Saviez-vous qu'en France chaque ménage acquitte annuellement en moyenne, et tous impôts confondus (TVA, TIPP, IRPP, etc.), quelques 1.300 euros pour payer les intérêts que l’État français verse à ses créanciers ? Que, sur chaque litre de carburant que vous consommez, quelques 15 centimes vont à ces créanciers ? Lesquels peuvent être des fonds de pension américains ? Et que quand un travailleur consommateur achète sa baguette ou utilise son véhicule, il finance ainsi une partie de la pension d'un retraité qui, possiblement, bronze sous le soleil de Phoenix, Arizona ?
C'est la démonstration que fait Ahmed Henni dans un livre intitulé Le capitalisme de rente. De la société du travail industriel à la société des rentiers (L'Harmattan).
Dans ce nouveau capitalisme, l’État qui emprunte aux fonds de pension et autres caisses de retraite opère ainsi un transfert des actifs (jeunes ou non) vers les inactifs (titulaires de pensions) ou vers des titulaires de capital-argent placé en bons d’État. L'auteur démontre qu'il est plus intéressant d'investir dans ces bons que dans l'industrie. Au lieu d'exploiter directement des travailleurs, il vaut mieux acheter des bons d’État. Celui-ci devient ce que Henni appelle un « délégataire des rentiers » qui prélève des impôts sur les actifs pour les reverser sous forme d'intérêts aux titulaires de capitaux.
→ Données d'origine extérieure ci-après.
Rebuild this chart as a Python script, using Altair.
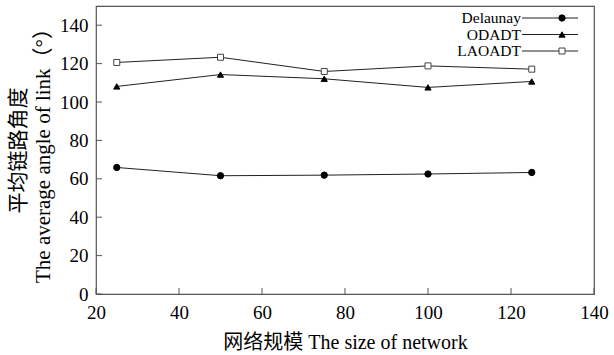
import altair as alt
import pandas as pd

sizes = [25, 50, 75, 100, 125]
series_names = ["Delaunay", "ODADT", "LAOADT"]
delaunay = [65.9, 61.6, 61.9, 62.5, 63.3]
odadt = [108.1, 114.3, 112.1, 107.6, 110.7]
laoadt = [120.6, 123.3, 115.9, 118.8, 117.1]
x_ticks = [20, 40, 60, 80, 100, 120, 140]
y_ticks = [0, 20, 40, 60, 80, 100, 120, 140]

rows = []
for name, vals in zip(series_names, [delaunay, odadt, laoadt]):
    for s, v in zip(sizes, vals):
        rows.append({"series": name, "size": s, "angle": v})
df = pd.DataFrame(rows)
leg = pd.DataFrame({"series": series_names})
xt = pd.DataFrame({"t": x_ticks})
yt = pd.DataFrame({"t": y_ticks})

FONT = "'Liberation Serif', 'Noto Sans CJK SC', serif"
xscale = alt.Scale(domain=[20, 140], nice=False, zero=False)
yscale = alt.Scale(domain=[0, 150], nice=False)
shape_scale = alt.Scale(domain=series_names, range=["circle", "triangle-up", "square"])
fill_scale = alt.Scale(domain=series_names, range=["#000000", "#000000", "#ffffff"])
stroke_scale = alt.Scale(domain=series_names, range=["#000000", "#000000", "#444444"])
size_scale = alt.Scale(domain=series_names, range=[40, 36, 42])

lines = alt.Chart(df).mark_line(color="#222222", strokeWidth=1).encode(
    x=alt.X("size:Q", scale=xscale,
            axis=alt.Axis(values=x_ticks, tickSize=0, labelPadding=9, grid=False,
                          domain=False, labelFontSize=19, labelFont=FONT,
                          labelFlush=False,
                          labelColor="#000", title="网络规模 The size of network",
                          titleFont=FONT, titleFontSize=20, titleFontWeight="normal",
                          titleColor="#000", titlePadding=10)),
    y=alt.Y("angle:Q", scale=yscale,
            axis=alt.Axis(values=y_ticks, tickSize=0, labelPadding=8, grid=False,
                          domain=False, labelFontSize=19, labelFont=FONT,
                          labelFlush=False,
                          labelColor="#000",
                          title=["平均链路角度", "The average angle of link（°）"],
                          titleFont=FONT, titleFontSize=21, titleFontWeight="normal",
                          titleColor="#000", titlePadding=6, titleLineHeight=25)),
    detail="series:N",
)

points = alt.Chart(df).mark_point(filled=False, strokeWidth=1, opacity=1).encode(
    x=alt.X("size:Q", scale=xscale),
    y=alt.Y("angle:Q", scale=yscale, axis=None),
    shape=alt.Shape("series:N", scale=shape_scale, legend=None),
    fill=alt.Fill("series:N", scale=fill_scale, legend=None),
    stroke=alt.Stroke("series:N", scale=stroke_scale, legend=None),
    size=alt.Size("series:N", scale=size_scale, legend=None),
)

ytick = alt.Chart(yt).mark_rule(color="#555555", strokeWidth=1).encode(
    y=alt.Y("t:Q", scale=yscale, axis=None),
    x=alt.value(0), x2=alt.value(6),
)
xtick = alt.Chart(xt).mark_rule(color="#555555", strokeWidth=1).encode(
    x=alt.X("t:Q", scale=xscale),
    y=alt.value(282), y2=alt.value(288),
)

leg_y = alt.Y("series:N",
              scale=alt.Scale(type="point", domain=series_names, range=[12, 45], padding=0),
              axis=None)
leg_text = alt.Chart(leg).mark_text(align="right", baseline="middle", font=FONT,
                                    fontSize=15.5, color="#000").encode(
    y=leg_y, x=alt.value(425), text="series:N")
leg_line = alt.Chart(leg).mark_rule(color="#222222", strokeWidth=1).encode(
    y=leg_y, x=alt.value(426), x2=alt.value(482))
leg_pt = alt.Chart(leg).mark_point(filled=False, strokeWidth=1, opacity=1).encode(
    y=leg_y, x=alt.value(466),
    shape=alt.Shape("series:N", scale=shape_scale, legend=None),
    fill=alt.Fill("series:N", scale=fill_scale, legend=None),
    stroke=alt.Stroke("series:N", scale=stroke_scale, legend=None),
    size=alt.Size("series:N", scale=size_scale, legend=None),
)

chart = alt.layer(lines, points, ytick, xtick, leg_line, leg_pt, leg_text).resolve_scale(
    y="independent"
).properties(
    width=498, height=288,
    autosize=alt.AutoSizeParams(type="none"),
    padding={"left": 96, "top": 6, "right": 20, "bottom": 61},
    background="white",
).configure_view(stroke="#555555", strokeWidth=1.2)

chart.save("out.html", embed_options={"renderer": "svg", "actions": False})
Une évaluation arrondie des dettes souveraines mondiales les situe au niveau de 40.000 milliards de dollars. Elles doivent rapporter annuellement en intérêts quelques 1.000 milliards aux créanciers. C'est cela le capitalisme de rente où le profit industriel passe au second rang. Où les exploiteurs ne s'engagent plus dans des antagonismes directs avec les travailleurs, comme on le faisait dans l'industrie, mais préfèrent se cacher derrière des délégataires qui prélèvent l'argent à leur place (États et capitalistes exotiques). Telle est la conclusion de ce livre sortant des sentiers battus.